OBJECTIVE - Only the lines from the start of the data through the line with "(0,0) rectangle (616,532);" belong in the copy. Restate them word for word, minus the pictures.

DATA LINES -

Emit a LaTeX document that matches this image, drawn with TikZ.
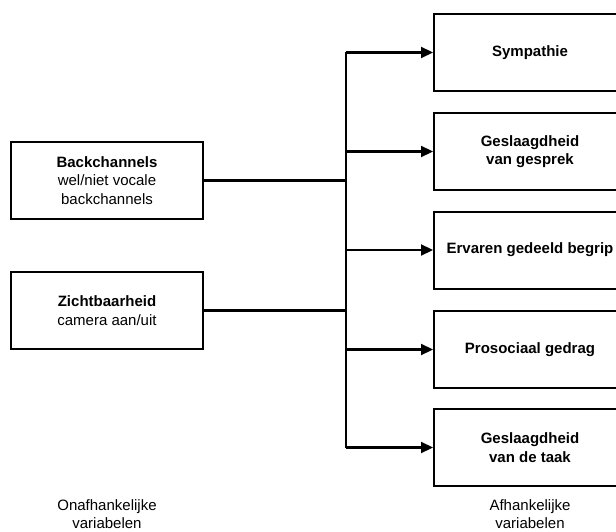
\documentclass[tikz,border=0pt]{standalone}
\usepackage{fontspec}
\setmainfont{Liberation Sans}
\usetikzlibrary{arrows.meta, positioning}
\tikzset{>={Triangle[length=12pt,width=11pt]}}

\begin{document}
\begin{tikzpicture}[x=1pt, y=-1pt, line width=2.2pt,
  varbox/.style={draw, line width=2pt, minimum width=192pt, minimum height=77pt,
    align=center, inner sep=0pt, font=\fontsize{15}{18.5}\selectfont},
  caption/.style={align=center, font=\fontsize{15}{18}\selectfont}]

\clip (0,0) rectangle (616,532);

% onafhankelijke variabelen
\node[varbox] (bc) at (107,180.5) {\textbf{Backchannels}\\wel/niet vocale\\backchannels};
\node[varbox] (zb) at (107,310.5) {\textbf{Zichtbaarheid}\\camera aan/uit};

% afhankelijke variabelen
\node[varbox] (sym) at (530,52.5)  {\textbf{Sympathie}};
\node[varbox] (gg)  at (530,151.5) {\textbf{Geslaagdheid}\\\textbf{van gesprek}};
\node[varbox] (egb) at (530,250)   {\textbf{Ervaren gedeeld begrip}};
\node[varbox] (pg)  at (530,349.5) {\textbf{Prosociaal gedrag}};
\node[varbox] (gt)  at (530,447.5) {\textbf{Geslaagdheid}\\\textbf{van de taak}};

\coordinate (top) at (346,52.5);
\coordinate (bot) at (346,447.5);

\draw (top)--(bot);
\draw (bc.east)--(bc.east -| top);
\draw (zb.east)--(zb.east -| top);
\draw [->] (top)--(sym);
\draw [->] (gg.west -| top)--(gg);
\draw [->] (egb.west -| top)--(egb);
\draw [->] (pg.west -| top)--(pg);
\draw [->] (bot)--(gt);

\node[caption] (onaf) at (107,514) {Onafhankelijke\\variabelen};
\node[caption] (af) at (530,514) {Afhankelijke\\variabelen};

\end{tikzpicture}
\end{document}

SOLVED EXERCISE -
Emit a LaTeX document that matches this image, drawn with TikZ.
\documentclass[tikz,border=0pt]{standalone}
\usepackage{fontspec}
\setmainfont{Liberation Sans}
\usetikzlibrary{arrows.meta, positioning}
\tikzset{>={Triangle[length=12pt,width=11pt]}}

\begin{document}
\begin{tikzpicture}[x=1pt, y=-1pt, line width=2.2pt,
  varbox/.style={draw, line width=2pt, minimum width=192pt, minimum height=77pt,
    align=center, inner sep=0pt, font=\fontsize{15}{18.5}\selectfont},
  caption/.style={align=center, font=\fontsize{15}{18}\selectfont}]

\clip (0,0) rectangle (616,532);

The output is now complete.